While subjective well-being has been examined extensively in the academic literature, including some consideration of which subjective well-being measures to collect, and how to collect them, no consistent set of guidelines for national statistical agencies drawing on this research currently exist. For official measures of subjective well-being to be useful, these official measures should be collected in a consistent manner, which, in turn, requires a consensus on the best methodology to adopt. This is the main motivation for developing commonly accepted guidelines around the measurement of subjective well-being that draw on the best evidence available so far. These guidelines will need to be revised in the future as more information becomes available on subjective well-being.

What is next?

These guidelines do not aim to provide the “final word’ on the measurement of subjective well-being. Although some aspects of the measurement of subjective well-being – such as questions on overall satisfaction with life – are well understood, other potentially important measures currently draw on much weaker evidence bases.

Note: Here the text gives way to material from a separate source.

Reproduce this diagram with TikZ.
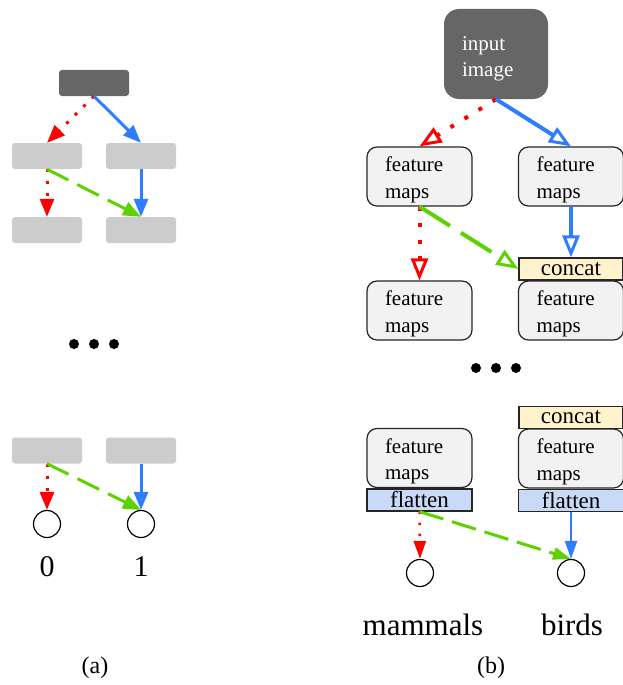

It is expected that the evidence base on subjective well-being will develop rapidly over the next few years. In particular, to the extent that national statistical offices start regularly collecting and publishing data on subjective well-being, many methodological questions are likely to be resolved as better data becomes available, and an increasing body of knowledge will accumulate on the policy uses of subjective well-being data.

It is envisaged that these guidelines will be followed up by a review of progress on the measurement of subjective well-being over the next few years, with a view to deciding whether the guidelines need revising and whether it is possible and desirable to move towards a greater degree of international standardisation. The intent is that this review will build on information collected by national statistical agencies, and will consider the feasibility of moving towards a more formal international standard for the measurement of subjective well-being.